Dogs don’t speak English (or any other human language)
Studies at the University of Arizona have found that humans speak on average, over 16,000 words in a single day. It’s understandable that dogs are simply overwhelmed by the cacophony of sound coming from our mouths every day. Perhaps this is why so many owners tell me their dog has 'selective hearing' or 'deaf ears'.
The Silent Treatment
I urge you to take a moment and to just sit with your dog without saying a word. I can assure you that you are still communicating with your dog but in a very different way, through body language. Are you relaxed, excited, frustrated or angry? Is your dog’s demeanor influenced or can you influence it, by your mood? In future, keep in mind what your body language says when you speak to your dog, as it can have a profound effect on the response.
Your wish is my command
Telling a dog what to do by saying a command word, when it has no clue what that is, must be very frustrating to a dog. Just because you say a word like 'stay' doesn't mean it miraculously understands what it is you are asking it to do. Imagine walking into a room with no clue what is expected of you, the only way of knowing you’ve done the right thing is someone saying “Good Dog”.
For example, I see people say the ‘stay command’ over and over again and then get upset with the dog when it breaks the stay.
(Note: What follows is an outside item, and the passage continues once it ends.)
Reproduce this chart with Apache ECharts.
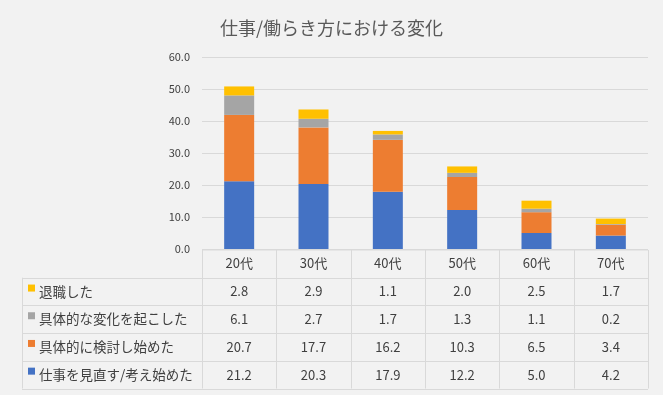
<!DOCTYPE html>
<html>
<head>
<meta charset="utf-8">
<script src="https://cdn.jsdelivr.net/npm/echarts@6/dist/echarts.min.js"></script>
<style>
html,body{margin:0;padding:0;background:#f2f2f2;}
#chart{width:663px;height:395px;}
</style>
</head>
<body>
<div id="chart"></div>
<script>
const titleText = '仕事/働らき方における変化';
const categories = ['20代','30代','40代','50代','60代','70代'];
const seriesNames = ['仕事を見直す/考え始めた','具体的に検討し始めた','具体的な変化を起こした','退職した'];
const rethink = [21.2,20.3,17.9,12.2,5.0,4.2];
const considering = [20.7,17.7,16.2,10.3,6.5,3.4];
const changed = [6.1,2.7,1.7,1.3,1.1,0.2];
const retired = [2.8,2.9,1.1,2.0,2.5,1.7];
const colors = ['#4472c4','#ed7d31','#a5a5a5','#ffc000'];
const yMin = 0, yMax = 60, yInterval = 10;

const seriesData = [rethink, considering, changed, retired];
const FONT = "'Noto Sans CJK JP', 'Noto Sans', sans-serif";
const TXT = '#404040';
const LINE = '#d9d9d9';

const G = {left:202, right:648, top:57, bottom:249};
const tableLeft = 22, headerTop = 250, rowH = 27.7;

const chart = echarts.init(document.getElementById('chart'), null, {renderer:'canvas'});
chart.setOption({
  backgroundColor:'#f2f2f2',
  animation:false,
  title:{text:titleText,left:'center',top:14,textStyle:{fontFamily:FONT,fontSize:18,fontWeight:'normal',color:'#595959'}},
  grid:{left:G.left,right:663-G.right,top:G.top,bottom:395-G.bottom,containLabel:false},
  xAxis:{type:'category',data:categories,
    axisLine:{show:false},axisTick:{show:false},
    axisLabel:{fontFamily:FONT,fontSize:13,color:TXT,margin:8}},
  yAxis:{type:'value',min:yMin,max:yMax,interval:yInterval,
    axisLine:{show:false},axisTick:{show:false},
    axisLabel:{fontFamily:FONT,fontSize:11,color:TXT,margin:12,formatter:v=>v.toFixed(1)},
    splitLine:{lineStyle:{color:LINE,width:1}}},
  series: seriesData.map((d,i)=>({
    name:seriesNames[i],type:'bar',stack:'total',data:d,barWidth:30,
    itemStyle:{color:colors[i]}
  }))
});

// Data table below the plot
const centers = categories.map((c,i)=>chart.convertToPixel({xAxisIndex:0},i));
const colW = centers.length>1 ? centers[1]-centers[0] : 74;
const colEdges = [G.left];
centers.forEach(c=>colEdges.push(c+colW/2));
const rightEdge = colEdges[colEdges.length-1];
const rowOrder = [3,2,1,0];
const rowTops = [];
for(let r=0;r<=rowOrder.length;r++) rowTops.push(headerTop+rowH*(r+1));

const g = [];
const ln = (x1,y1,x2,y2)=>g.push({type:'line',silent:true,shape:{x1,y1,x2,y2},style:{stroke:LINE,lineWidth:1}});
// horizontal lines
ln(G.left, headerTop, rightEdge, headerTop);
rowTops.forEach(y=>ln(tableLeft, Math.round(y)+0.5, rightEdge, Math.round(y)+0.5));
// vertical lines
ln(tableLeft+0.5, rowTops[0], tableLeft+0.5, rowTops[rowTops.length-1]);
colEdges.forEach(x=>ln(Math.round(x)+0.5, headerTop, Math.round(x)+0.5, rowTops[rowTops.length-1]));

rowOrder.forEach((si,r)=>{
  const yc = (rowTops[r]+rowTops[r+1])/2;
  g.push({type:'rect',silent:true,shape:{x:28,y:yc-7,width:7,height:7},style:{fill:colors[si]}});
  g.push({type:'text',silent:true,x:39,y:yc,style:{text:seriesNames[si],font:'13.5px '+FONT,fill:TXT,textVerticalAlign:'middle',textAlign:'left'}});
  seriesData[si].forEach((v,ci)=>{
    g.push({type:'text',silent:true,x:centers[ci],y:yc,style:{text:v.toFixed(1),font:'13px '+FONT,fill:TXT,textAlign:'center',textVerticalAlign:'middle'}});
  });
});
chart.setOption({graphic:g});
</script>
</body>
</html>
There's several reasons for this;
- The dog has not been shown repeatedly what the owner wants it to do successfully, before applying a command word to the action
- The expectation on time and distance is too much too soon, small milestones with big rewards makes for more consistent results.
- The owner may be inadvertently teaching their dog 'learnt disobedience', so instead of repeatedly teaching the correct action they are teaching the wrong action.
- The dog, in it's moment of confusion, seeks the owners help and reassurance by moving towards them and is then commonly reprimanded
- I guarantee the body language from the owner is probably all wrong; ask yourself, are you smiling because your dog is correctly staying in position or are you serious and assertive?
How can you communicate more positively with your dog?
It's simple, become aware of what your body language is portraying. Use attention and affection as your primary reward (within 2 seconds of the desired behaviour) and most importantly, always show your dog what it is you want them to do by guiding them step-by-step through the process first before using a command signal or word. This ensures they understand every actionable element of the 'command'. Only then can you apply a ‘word command’. Less is truly more!